The crackdown also had drawbacks, making financial life difficult for many of the roughly 4 million U.S. citizens living abroad. Unlike most countries, the U.S. taxes citizens on income earned both at home and abroad. Often expatriates were stunned to find they could be considered tax cheats under the expansive U.S. law and that compliance would be onerous.
In reaction, more than 25,000 expats have given up U.S. citizenship since 2008, with some paying a stiff exit tax. Others are working to get Congress to change the taxation of nonresidents.
For expats and others, the IRS now offers a compliance program with lesser penalties, or none, for offshore-account holders who didn’t willfully cheat. About 65,000 taxpayers have entered the program, and the IRS says it will remain open for now.
Current and would-be tax cheats should take seriously the IRS’s vow to keep pursuing secret offshore accounts, says Bryan Skarlatos, a criminal tax lawyer with Kostelanetz & Fink who has handled more than 1,500 offshore disclosures to the IRS.
Although the IRS’s staffing is way down, he says, the agency and the Justice Department have far better tools for detecting and combating evasion than 10 years ago.

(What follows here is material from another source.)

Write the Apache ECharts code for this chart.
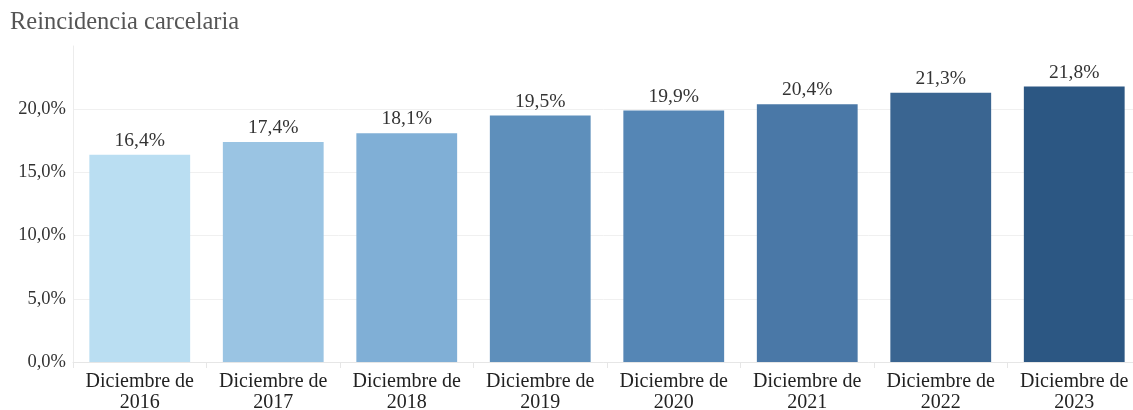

Among these agencies’ tools are the Fatca law, which requires foreign firms to report information on American account holders. This law is providing the IRS with streams of useful information it’s using in prosecutions. This week brought the first guilty plea for a violation of Fatca rules by a former executive of a bank in Hungary and the Caribbean.
The IRS is also mining data from foreign bank settlements and whistleblower information. The payment of $104 million to UBS whistleblower Bradley Birkenfeld, apparently the largest ever, has inspired other informers.
To detect clusters of cheats, U.S. officials now can use a “John Doe summons” to force firms to release information on a class of customers suspected of evading taxes—even if their identities aren’t known, and even if the information isn’t in the U.S.
This strategy has been so successful that the IRS has broadened its use to identify possible tax cheats using cryptocurrencies.
“More than ever, there’s no place to hide,” says Mr. Skarlatos.